Voyou Désœuvré

According to OFSTED,

At GCSE, the sheer volume of poetry, with the focus on technical analysis, coupled with “overly didactic teaching methods”, is putting pupils off.

I wish I’d been taught technical analysis of poetry when I was doing GCSEs; indeed, a bit of excess didacticism would have made a nice change from the strange “not actually teaching” method adopted by my teachers. Until a chance encounter with F. R. Leavis’s New Bearings in English Poetry, I had no interest in poetry at all, which seemed like a pointlessly deformed form of expression, arbitrarily constraining writing in favor of a childishly contingent similarity of sounds or rhythm. Leavis’s explanation that these constraints could mean something made an enormous impact on me, and I remember wondering why none of my teachers had thought to mention it.

It’s probably unfair to name this post after Rancière’s The Ignorant Schoolmaster, particularly as I’ve never read it. But there is a certain style of teaching (it may well not be the one advocated by Rancière) based around a kind of faux-ignorance which is deeply reactionary. The pose of ignorance adopted by my English teachers devalues the education it’s supposed to be providing: if I am expected to be able to figure this stuff out on my own, why do I have to sit in school to do it? Teachers are not ignorant; they are teachers precisely because they know things their students do not know, and if this knowledge is worth anything they have an obligation to share it, not to pretend it doesn’t exist. Furthermore, to recognize this asymmetry of knowledge is a precondition of recognizing a more fundamental equality: that the student can understand, assimilate and accept or reject the same knowledge the teacher has already acquired.


  1. richard, 12:49 pm, December 8, 2007

    ‘Teachers are not ignorant;’ yes they are

  2. voyou, 1:36 pm, December 8, 2007

    Well, they shouldn’t be teachers, then. If a teacher isn’t going to tell a student something, they should leave the students alone to read books.

  3. Tom, 11:15 am, December 9, 2007

    Presumably you don’t like Rousseau, then. I agree; I know much better than my class that you shouldn’t poke people with pencils, and I regularly tell them this, although it doesn’t seem to have gone in very well.

  4. Dave, 6:16 pm, December 9, 2007

    I was spoiled, educationally speaking, by a system in which teachers facilitated a deep inquiry into a text by guiding students through the process of discovery.
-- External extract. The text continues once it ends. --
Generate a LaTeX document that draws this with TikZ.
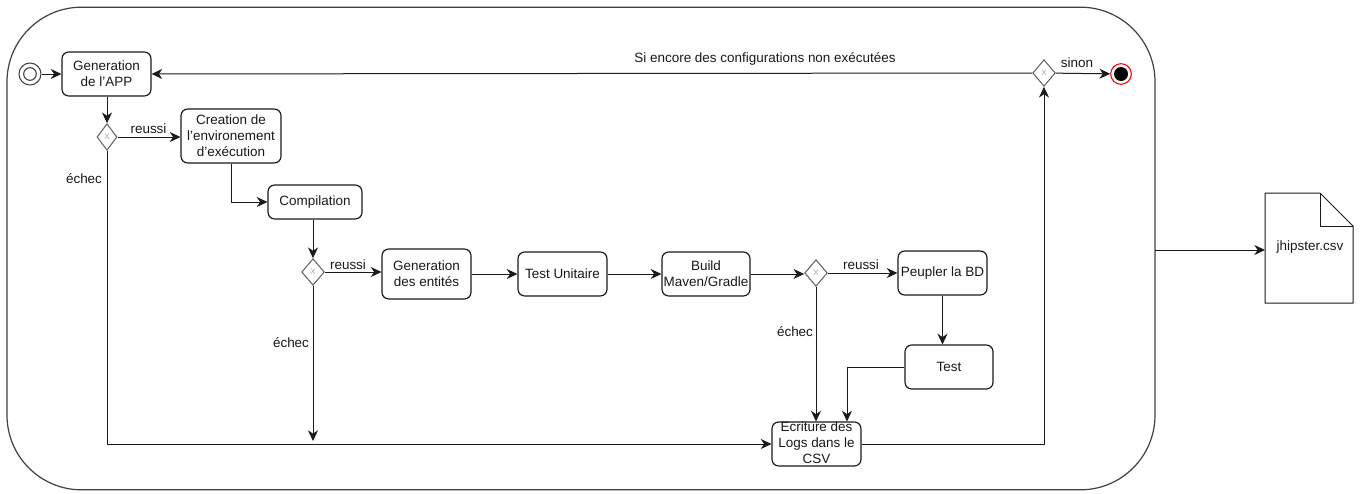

It’s neither faux-ignorance nor didacticism, but rather the existence of a conversation between all participants. Teachers should teach methods of exploration rather than expect students to absorb received knowledge. The latter form of knowledge transmission seems to me deeply reactionary because of its basis in hierarchy and power (i.e., good training for listening to orders from those in power).

  5. voyou, 7:55 pm, December 9, 2007

    I don’t think I agree with the idea that imparting knowledge is particularly connected with hierarchy – just because somebody tells me something doesn’t mean I have to accept it. Indeed, it’s precisely the one-way nature of knowledge transmission that is liberating; if somebody is lecturing, I can choose to ignore them, agree with them, disagree with them.

    The idea of teacher as guide strikes me as having at least as much potential for hierarchy, possibly more, because the person being guided is continually being nudged by the guide, which may make it harder for them to sort out their own responses from the direction of the guide.

  6. Dave, 10:40 pm, December 17, 2007

    You are, in general, right about the process of ‘guiding.’ I experienced that earlier in my schooling – teachers who want to preserve the knowledge-transmission of the lecture but without the moral taint of authority (is that all it takes to help ex-radicals sleep at night?). That method is no more useful than lecturing, and in fact perhaps worse, since you become complicit in your own acceptance of received ideas – because the hierarchy becomes invisible.

    The guiding I was referring to (from later in my education, at a very fancy prep school I must admit) isn’t guiding in this sense; mostly my teachers threw the book down on the table and let us hash it out ourselves. Which is to say, who needs teachers if you’ve got students to learn from? [I was no longer involved in hard sciences by this point, i should also note.] That was a true process of exploration, in contrast to the “let’s-explore-but-we-have-a-definite-goal-and-I-will-make-sure-we-get-there” approach of my earlier schooling.

    I’m hanging on to my ideas that knowledge transmission = hierarchy, but with the caveat that yes, of course, you’re right that teachers can’t really impose thoughts; only, in practice continued resistance is rather difficult. I think that’s tied to training; schools are not about transmitting knowledge, but about transmitting ways of interacting with knowledge. Which is why most schools teach by lecture or ‘guiding,’ and the schools of the ruling classes teach students to guide themselves.